• **Given entries**

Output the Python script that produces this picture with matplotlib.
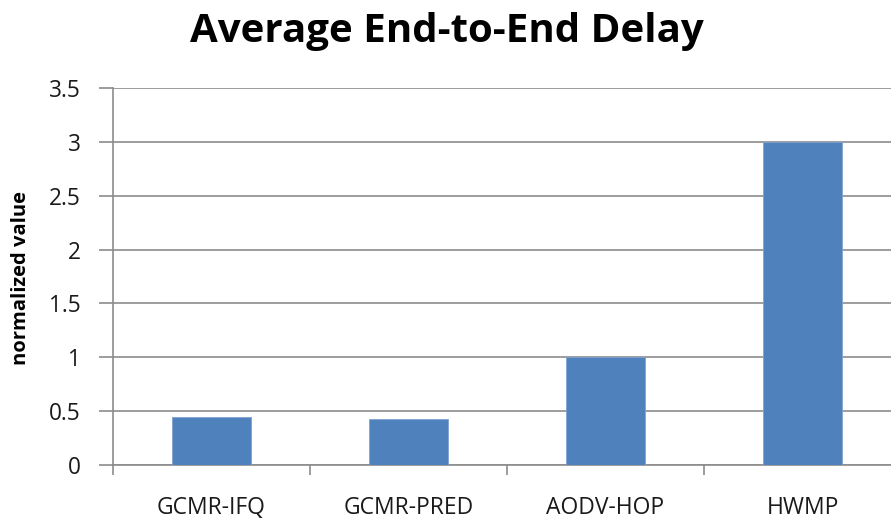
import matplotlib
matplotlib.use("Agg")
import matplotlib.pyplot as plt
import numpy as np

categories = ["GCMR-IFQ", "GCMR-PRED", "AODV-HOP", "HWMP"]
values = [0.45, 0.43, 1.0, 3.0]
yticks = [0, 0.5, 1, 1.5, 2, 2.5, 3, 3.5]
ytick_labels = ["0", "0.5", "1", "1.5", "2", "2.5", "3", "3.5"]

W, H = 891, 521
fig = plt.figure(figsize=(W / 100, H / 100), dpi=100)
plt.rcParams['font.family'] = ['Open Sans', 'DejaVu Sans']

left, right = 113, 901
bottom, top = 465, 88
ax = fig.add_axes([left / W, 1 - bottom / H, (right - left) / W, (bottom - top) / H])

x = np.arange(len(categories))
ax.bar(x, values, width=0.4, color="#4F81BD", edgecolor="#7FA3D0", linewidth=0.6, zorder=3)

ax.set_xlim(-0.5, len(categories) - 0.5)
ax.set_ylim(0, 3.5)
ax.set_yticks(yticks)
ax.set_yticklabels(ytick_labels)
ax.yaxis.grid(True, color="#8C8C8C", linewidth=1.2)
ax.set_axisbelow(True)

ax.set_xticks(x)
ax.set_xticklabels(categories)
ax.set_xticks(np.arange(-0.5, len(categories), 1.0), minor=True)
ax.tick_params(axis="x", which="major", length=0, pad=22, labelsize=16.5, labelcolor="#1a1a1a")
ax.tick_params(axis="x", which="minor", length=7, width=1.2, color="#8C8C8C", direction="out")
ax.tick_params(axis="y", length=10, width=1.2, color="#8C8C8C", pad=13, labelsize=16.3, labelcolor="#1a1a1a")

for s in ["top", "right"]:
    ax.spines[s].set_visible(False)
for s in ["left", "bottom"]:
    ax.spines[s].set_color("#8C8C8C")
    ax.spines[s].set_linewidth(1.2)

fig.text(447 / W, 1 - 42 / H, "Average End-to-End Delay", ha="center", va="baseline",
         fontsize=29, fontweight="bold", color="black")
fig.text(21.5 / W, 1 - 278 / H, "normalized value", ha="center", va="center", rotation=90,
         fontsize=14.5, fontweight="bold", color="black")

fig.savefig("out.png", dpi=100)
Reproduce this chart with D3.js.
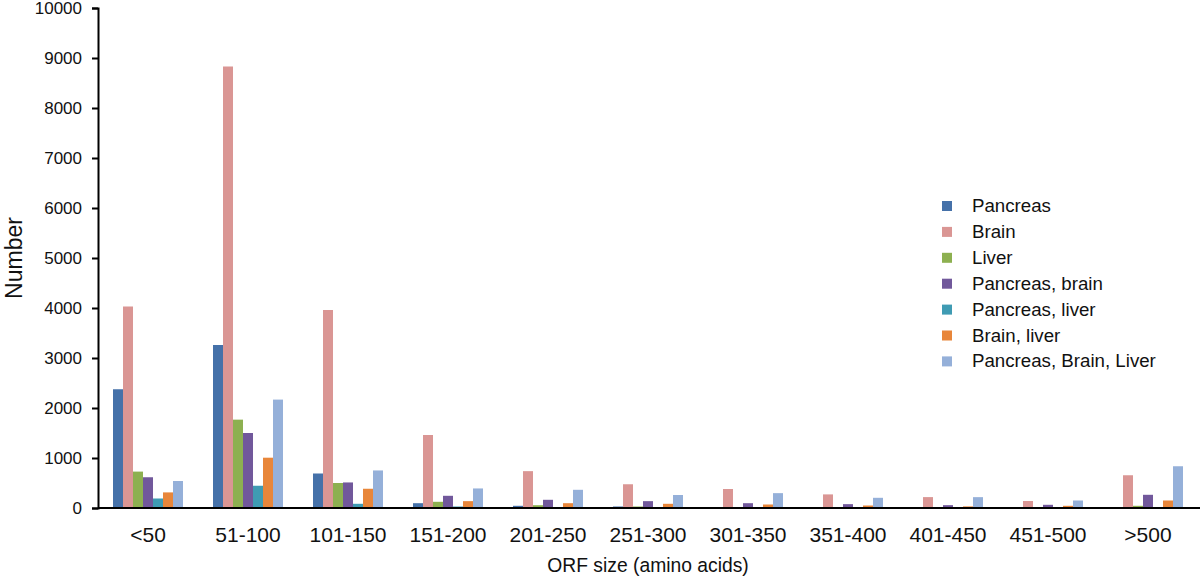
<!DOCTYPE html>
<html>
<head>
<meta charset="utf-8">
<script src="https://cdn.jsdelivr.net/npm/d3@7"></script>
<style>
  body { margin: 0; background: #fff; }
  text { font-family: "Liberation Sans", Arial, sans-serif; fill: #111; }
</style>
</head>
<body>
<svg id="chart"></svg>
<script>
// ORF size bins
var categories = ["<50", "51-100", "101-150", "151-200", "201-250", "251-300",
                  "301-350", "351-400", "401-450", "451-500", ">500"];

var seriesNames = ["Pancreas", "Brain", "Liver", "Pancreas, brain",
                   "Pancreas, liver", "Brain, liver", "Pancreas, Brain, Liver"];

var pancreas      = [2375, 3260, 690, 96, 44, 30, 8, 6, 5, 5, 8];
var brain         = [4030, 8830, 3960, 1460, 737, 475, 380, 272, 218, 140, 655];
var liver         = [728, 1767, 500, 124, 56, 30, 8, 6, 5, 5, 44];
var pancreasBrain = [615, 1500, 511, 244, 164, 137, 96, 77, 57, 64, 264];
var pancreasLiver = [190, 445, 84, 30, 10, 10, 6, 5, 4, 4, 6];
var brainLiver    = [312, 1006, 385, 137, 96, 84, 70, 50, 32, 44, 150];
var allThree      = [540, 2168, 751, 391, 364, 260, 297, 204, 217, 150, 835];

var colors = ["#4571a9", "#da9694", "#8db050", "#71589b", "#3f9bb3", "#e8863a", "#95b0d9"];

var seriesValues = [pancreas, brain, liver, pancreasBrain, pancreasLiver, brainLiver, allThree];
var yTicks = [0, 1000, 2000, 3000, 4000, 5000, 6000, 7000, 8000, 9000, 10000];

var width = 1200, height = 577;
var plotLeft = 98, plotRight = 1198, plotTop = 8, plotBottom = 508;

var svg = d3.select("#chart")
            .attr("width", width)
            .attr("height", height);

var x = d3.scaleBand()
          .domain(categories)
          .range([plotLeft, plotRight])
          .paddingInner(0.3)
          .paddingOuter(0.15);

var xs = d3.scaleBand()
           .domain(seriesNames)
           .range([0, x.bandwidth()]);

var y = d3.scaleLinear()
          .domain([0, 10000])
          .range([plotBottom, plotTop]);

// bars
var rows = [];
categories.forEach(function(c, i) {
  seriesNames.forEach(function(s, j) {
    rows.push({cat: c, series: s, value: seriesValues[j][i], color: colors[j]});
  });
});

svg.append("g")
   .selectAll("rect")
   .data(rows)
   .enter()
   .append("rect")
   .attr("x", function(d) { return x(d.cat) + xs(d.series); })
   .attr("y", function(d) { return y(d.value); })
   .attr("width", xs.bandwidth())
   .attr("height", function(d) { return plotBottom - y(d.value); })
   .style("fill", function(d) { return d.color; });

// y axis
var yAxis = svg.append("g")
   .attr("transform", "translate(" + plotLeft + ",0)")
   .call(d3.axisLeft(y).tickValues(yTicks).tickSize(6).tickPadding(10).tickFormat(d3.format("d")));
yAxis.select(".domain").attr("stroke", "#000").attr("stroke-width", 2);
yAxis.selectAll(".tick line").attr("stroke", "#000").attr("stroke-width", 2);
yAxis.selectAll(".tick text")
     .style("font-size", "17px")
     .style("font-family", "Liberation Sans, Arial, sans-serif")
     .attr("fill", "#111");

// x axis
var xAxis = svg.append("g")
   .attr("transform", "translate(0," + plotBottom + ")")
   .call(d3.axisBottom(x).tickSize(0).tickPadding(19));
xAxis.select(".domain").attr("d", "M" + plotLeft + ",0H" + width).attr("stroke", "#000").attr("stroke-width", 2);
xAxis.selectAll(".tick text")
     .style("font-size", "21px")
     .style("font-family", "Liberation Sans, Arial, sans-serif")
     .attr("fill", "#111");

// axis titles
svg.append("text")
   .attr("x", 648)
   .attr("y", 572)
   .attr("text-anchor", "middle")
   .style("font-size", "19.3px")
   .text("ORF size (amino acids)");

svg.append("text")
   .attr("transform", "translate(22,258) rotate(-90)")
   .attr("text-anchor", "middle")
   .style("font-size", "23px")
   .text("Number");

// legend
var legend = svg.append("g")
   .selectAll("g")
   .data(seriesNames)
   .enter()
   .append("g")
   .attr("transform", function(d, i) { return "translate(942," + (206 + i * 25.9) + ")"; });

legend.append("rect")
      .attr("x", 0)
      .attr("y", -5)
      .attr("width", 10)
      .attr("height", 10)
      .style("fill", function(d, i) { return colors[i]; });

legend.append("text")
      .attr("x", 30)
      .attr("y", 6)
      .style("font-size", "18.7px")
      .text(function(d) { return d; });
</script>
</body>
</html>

• **Goal**
The pictures in the entries should be left out; output everything else exactly.

• **The reply**
Output the Python script that produces this picture with matplotlib.
import matplotlib
matplotlib.use("Agg")
import matplotlib.pyplot as plt
import numpy as np

categories = ["GCMR-IFQ", "GCMR-PRED", "AODV-HOP", "HWMP"]
values = [0.45, 0.43, 1.0, 3.0]
yticks = [0, 0.5, 1, 1.5, 2, 2.5, 3, 3.5]
ytick_labels = ["0", "0.5", "1", "1.5", "2", "2.5", "3", "3.5"]

W, H = 891, 521
fig = plt.figure(figsize=(W / 100, H / 100), dpi=100)
plt.rcParams['font.family'] = ['Open Sans', 'DejaVu Sans']

left, right = 113, 901
bottom, top = 465, 88
ax = fig.add_axes([left / W, 1 - bottom / H, (right - left) / W, (bottom - top) / H])

x = np.arange(len(categories))
ax.bar(x, values, width=0.4, color="#4F81BD", edgecolor="#7FA3D0", linewidth=0.6, zorder=3)

ax.set_xlim(-0.5, len(categories) - 0.5)
ax.set_ylim(0, 3.5)
ax.set_yticks(yticks)
ax.set_yticklabels(ytick_labels)
ax.yaxis.grid(True, color="#8C8C8C", linewidth=1.2)
ax.set_axisbelow(True)

ax.set_xticks(x)
ax.set_xticklabels(categories)
ax.set_xticks(np.arange(-0.5, len(categories), 1.0), minor=True)
ax.tick_params(axis="x", which="major", length=0, pad=22, labelsize=16.5, labelcolor="#1a1a1a")
ax.tick_params(axis="x", which="minor", length=7, width=1.2, color="#8C8C8C", direction="out")
ax.tick_params(axis="y", length=10, width=1.2, color="#8C8C8C", pad=13, labelsize=16.3, labelcolor="#1a1a1a")

for s in ["top", "right"]:
    ax.spines[s].set_visible(False)
for s in ["left", "bottom"]:
    ax.spines[s].set_color("#8C8C8C")
    ax.spines[s].set_linewidth(1.2)

fig.text(447 / W, 1 - 42 / H, "Average End-to-End Delay", ha="center", va="baseline",
         fontsize=29, fontweight="bold", color="black")
fig.text(21.5 / W, 1 - 278 / H, "normalized value", ha="center", va="center", rotation=90,
         fontsize=14.5, fontweight="bold", color="black")

fig.savefig("out.png", dpi=100)
Reproduce this chart with D3.js.
<!DOCTYPE html>
<html>
<head>
<meta charset="utf-8">
<script src="https://cdn.jsdelivr.net/npm/d3@7"></script>
<style>
  body { margin: 0; background: #fff; }
  text { font-family: "Liberation Sans", Arial, sans-serif; fill: #111; }
</style>
</head>
<body>
<svg id="chart"></svg>
<script>
// ORF size bins
var categories = ["<50", "51-100", "101-150", "151-200", "201-250", "251-300",
                  "301-350", "351-400", "401-450", "451-500", ">500"];

var seriesNames = ["Pancreas", "Brain", "Liver", "Pancreas, brain",
                   "Pancreas, liver", "Brain, liver", "Pancreas, Brain, Liver"];

var pancreas      = [2375, 3260, 690, 96, 44, 30, 8, 6, 5, 5, 8];
var brain         = [4030, 8830, 3960, 1460, 737, 475, 380, 272, 218, 140, 655];
var liver         = [728, 1767, 500, 124, 56, 30, 8, 6, 5, 5, 44];
var pancreasBrain = [615, 1500, 511, 244, 164, 137, 96, 77, 57, 64, 264];
var pancreasLiver = [190, 445, 84, 30, 10, 10, 6, 5, 4, 4, 6];
var brainLiver    = [312, 1006, 385, 137, 96, 84, 70, 50, 32, 44, 150];
var allThree      = [540, 2168, 751, 391, 364, 260, 297, 204, 217, 150, 835];

var colors = ["#4571a9", "#da9694", "#8db050", "#71589b", "#3f9bb3", "#e8863a", "#95b0d9"];

var seriesValues = [pancreas, brain, liver, pancreasBrain, pancreasLiver, brainLiver, allThree];
var yTicks = [0, 1000, 2000, 3000, 4000, 5000, 6000, 7000, 8000, 9000, 10000];

var width = 1200, height = 577;
var plotLeft = 98, plotRight = 1198, plotTop = 8, plotBottom = 508;

var svg = d3.select("#chart")
            .attr("width", width)
            .attr("height", height);

var x = d3.scaleBand()
          .domain(categories)
          .range([plotLeft, plotRight])
          .paddingInner(0.3)
          .paddingOuter(0.15);

var xs = d3.scaleBand()
           .domain(seriesNames)
           .range([0, x.bandwidth()]);

var y = d3.scaleLinear()
          .domain([0, 10000])
          .range([plotBottom, plotTop]);

// bars
var rows = [];
categories.forEach(function(c, i) {
  seriesNames.forEach(function(s, j) {
    rows.push({cat: c, series: s, value: seriesValues[j][i], color: colors[j]});
  });
});

svg.append("g")
   .selectAll("rect")
   .data(rows)
   .enter()
   .append("rect")
   .attr("x", function(d) { return x(d.cat) + xs(d.series); })
   .attr("y", function(d) { return y(d.value); })
   .attr("width", xs.bandwidth())
   .attr("height", function(d) { return plotBottom - y(d.value); })
   .style("fill", function(d) { return d.color; });

// y axis
var yAxis = svg.append("g")
   .attr("transform", "translate(" + plotLeft + ",0)")
   .call(d3.axisLeft(y).tickValues(yTicks).tickSize(6).tickPadding(10).tickFormat(d3.format("d")));
yAxis.select(".domain").attr("stroke", "#000").attr("stroke-width", 2);
yAxis.selectAll(".tick line").attr("stroke", "#000").attr("stroke-width", 2);
yAxis.selectAll(".tick text")
     .style("font-size", "17px")
     .style("font-family", "Liberation Sans, Arial, sans-serif")
     .attr("fill", "#111");

// x axis
var xAxis = svg.append("g")
   .attr("transform", "translate(0," + plotBottom + ")")
   .call(d3.axisBottom(x).tickSize(0).tickPadding(19));
xAxis.select(".domain").attr("d", "M" + plotLeft + ",0H" + width).attr("stroke", "#000").attr("stroke-width", 2);
xAxis.selectAll(".tick text")
     .style("font-size", "21px")
     .style("font-family", "Liberation Sans, Arial, sans-serif")
     .attr("fill", "#111");

// axis titles
svg.append("text")
   .attr("x", 648)
   .attr("y", 572)
   .attr("text-anchor", "middle")
   .style("font-size", "19.3px")
   .text("ORF size (amino acids)");

svg.append("text")
   .attr("transform", "translate(22,258) rotate(-90)")
   .attr("text-anchor", "middle")
   .style("font-size", "23px")
   .text("Number");

// legend
var legend = svg.append("g")
   .selectAll("g")
   .data(seriesNames)
   .enter()
   .append("g")
   .attr("transform", function(d, i) { return "translate(942," + (206 + i * 25.9) + ")"; });

legend.append("rect")
      .attr("x", 0)
      .attr("y", -5)
      .attr("width", 10)
      .attr("height", 10)
      .style("fill", function(d, i) { return colors[i]; });

legend.append("text")
      .attr("x", 30)
      .attr("y", 6)
      .style("font-size", "18.7px")
      .text(function(d) { return d; });
</script>
</body>
</html>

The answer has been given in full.